AIM OF THE TASK ▸ Find each line containing the string "matplotlib". Copy it.

RECORDED INFORMATION ▸
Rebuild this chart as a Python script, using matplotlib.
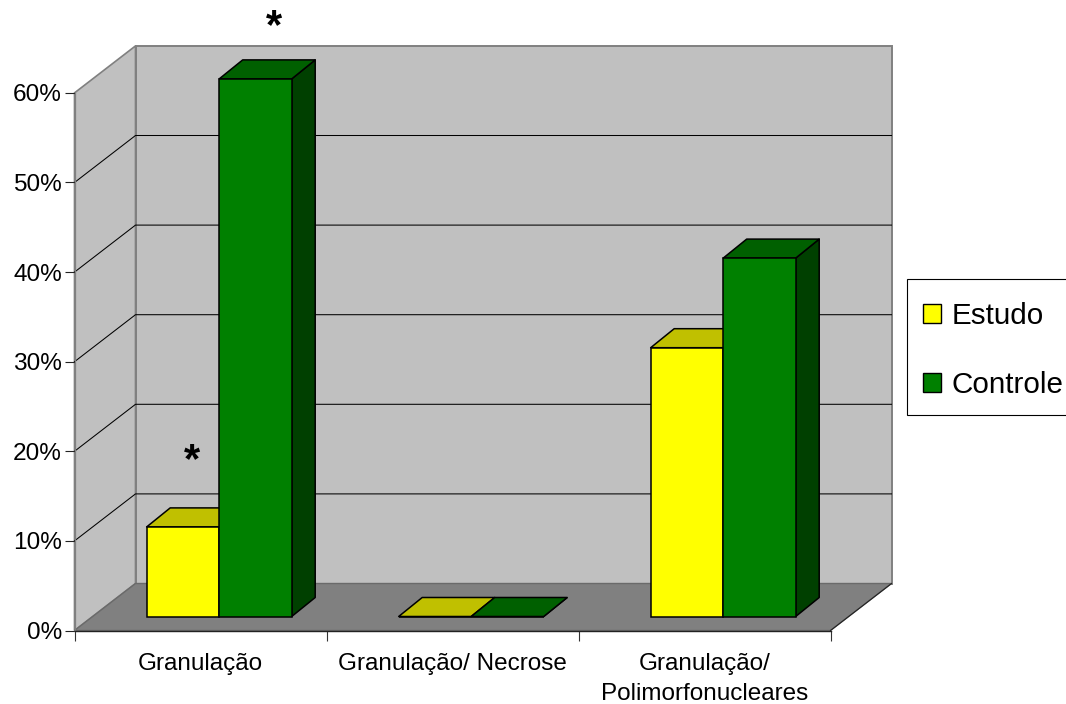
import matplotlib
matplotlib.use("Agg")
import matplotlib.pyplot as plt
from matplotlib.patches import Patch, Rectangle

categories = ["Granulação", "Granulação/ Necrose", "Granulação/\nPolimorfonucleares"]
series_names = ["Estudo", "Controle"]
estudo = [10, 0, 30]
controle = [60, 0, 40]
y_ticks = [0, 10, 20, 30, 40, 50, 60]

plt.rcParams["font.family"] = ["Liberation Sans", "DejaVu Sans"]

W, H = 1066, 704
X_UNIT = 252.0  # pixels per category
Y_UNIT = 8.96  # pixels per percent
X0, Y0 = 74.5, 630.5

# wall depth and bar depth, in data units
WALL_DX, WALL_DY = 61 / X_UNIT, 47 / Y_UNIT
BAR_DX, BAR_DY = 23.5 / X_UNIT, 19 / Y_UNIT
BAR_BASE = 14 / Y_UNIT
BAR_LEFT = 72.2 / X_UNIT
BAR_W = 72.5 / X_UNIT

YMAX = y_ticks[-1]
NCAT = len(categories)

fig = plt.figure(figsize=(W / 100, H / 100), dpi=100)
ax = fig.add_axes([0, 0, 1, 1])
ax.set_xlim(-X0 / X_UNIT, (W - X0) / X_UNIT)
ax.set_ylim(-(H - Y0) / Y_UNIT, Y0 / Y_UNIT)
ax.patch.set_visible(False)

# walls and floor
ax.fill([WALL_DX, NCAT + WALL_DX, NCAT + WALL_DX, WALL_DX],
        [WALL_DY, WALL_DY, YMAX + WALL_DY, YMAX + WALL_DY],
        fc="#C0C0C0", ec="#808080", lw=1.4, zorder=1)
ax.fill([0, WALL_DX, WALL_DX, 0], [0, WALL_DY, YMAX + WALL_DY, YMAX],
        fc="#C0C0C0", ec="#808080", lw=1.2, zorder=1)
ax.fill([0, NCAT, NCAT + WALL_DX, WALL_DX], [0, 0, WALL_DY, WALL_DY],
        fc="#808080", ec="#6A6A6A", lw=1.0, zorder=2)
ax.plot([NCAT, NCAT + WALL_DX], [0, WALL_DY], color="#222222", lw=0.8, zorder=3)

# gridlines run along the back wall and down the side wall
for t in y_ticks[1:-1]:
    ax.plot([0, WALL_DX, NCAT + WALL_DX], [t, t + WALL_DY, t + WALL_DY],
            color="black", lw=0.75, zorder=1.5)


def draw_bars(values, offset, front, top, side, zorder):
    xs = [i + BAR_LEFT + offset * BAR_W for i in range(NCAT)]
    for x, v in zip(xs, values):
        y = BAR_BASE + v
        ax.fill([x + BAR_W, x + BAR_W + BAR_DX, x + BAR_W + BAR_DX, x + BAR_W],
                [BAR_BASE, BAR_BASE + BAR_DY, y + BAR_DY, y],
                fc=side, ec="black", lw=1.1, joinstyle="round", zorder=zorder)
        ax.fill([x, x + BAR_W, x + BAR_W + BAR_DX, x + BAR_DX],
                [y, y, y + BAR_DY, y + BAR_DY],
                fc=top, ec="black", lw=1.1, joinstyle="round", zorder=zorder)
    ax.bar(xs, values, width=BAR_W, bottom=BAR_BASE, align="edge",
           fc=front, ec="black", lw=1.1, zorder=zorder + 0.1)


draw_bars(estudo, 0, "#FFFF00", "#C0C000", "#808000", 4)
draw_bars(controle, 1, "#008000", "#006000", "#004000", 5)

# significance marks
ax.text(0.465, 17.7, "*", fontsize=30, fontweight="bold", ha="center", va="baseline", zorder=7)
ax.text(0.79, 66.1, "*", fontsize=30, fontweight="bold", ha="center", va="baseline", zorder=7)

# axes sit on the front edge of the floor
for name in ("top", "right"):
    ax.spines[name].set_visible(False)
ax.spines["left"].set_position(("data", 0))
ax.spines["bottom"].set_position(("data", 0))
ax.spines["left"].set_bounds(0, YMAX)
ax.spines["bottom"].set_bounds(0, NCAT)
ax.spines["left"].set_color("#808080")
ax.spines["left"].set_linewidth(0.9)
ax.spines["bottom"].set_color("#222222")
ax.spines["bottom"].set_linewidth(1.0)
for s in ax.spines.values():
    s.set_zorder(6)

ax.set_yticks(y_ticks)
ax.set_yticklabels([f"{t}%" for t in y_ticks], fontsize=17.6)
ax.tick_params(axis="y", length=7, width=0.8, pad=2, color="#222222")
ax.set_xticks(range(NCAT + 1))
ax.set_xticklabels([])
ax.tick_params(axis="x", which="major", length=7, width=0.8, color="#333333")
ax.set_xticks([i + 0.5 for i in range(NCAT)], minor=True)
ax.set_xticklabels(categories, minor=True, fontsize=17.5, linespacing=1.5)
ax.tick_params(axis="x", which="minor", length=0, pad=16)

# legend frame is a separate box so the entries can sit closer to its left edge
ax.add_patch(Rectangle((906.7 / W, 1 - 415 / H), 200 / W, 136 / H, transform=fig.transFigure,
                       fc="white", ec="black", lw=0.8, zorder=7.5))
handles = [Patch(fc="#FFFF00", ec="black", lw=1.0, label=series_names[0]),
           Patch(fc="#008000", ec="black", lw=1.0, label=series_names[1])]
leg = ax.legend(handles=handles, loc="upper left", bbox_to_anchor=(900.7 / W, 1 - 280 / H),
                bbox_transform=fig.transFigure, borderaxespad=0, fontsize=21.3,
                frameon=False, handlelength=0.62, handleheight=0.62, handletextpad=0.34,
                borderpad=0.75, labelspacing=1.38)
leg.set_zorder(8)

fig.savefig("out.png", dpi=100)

TASK RESPONSE ▸
Rebuild this chart as a Python script, using matplotlib.
import matplotlib
matplotlib.use("Agg")
import matplotlib.pyplot as plt
from matplotlib.patches import Patch, Rectangle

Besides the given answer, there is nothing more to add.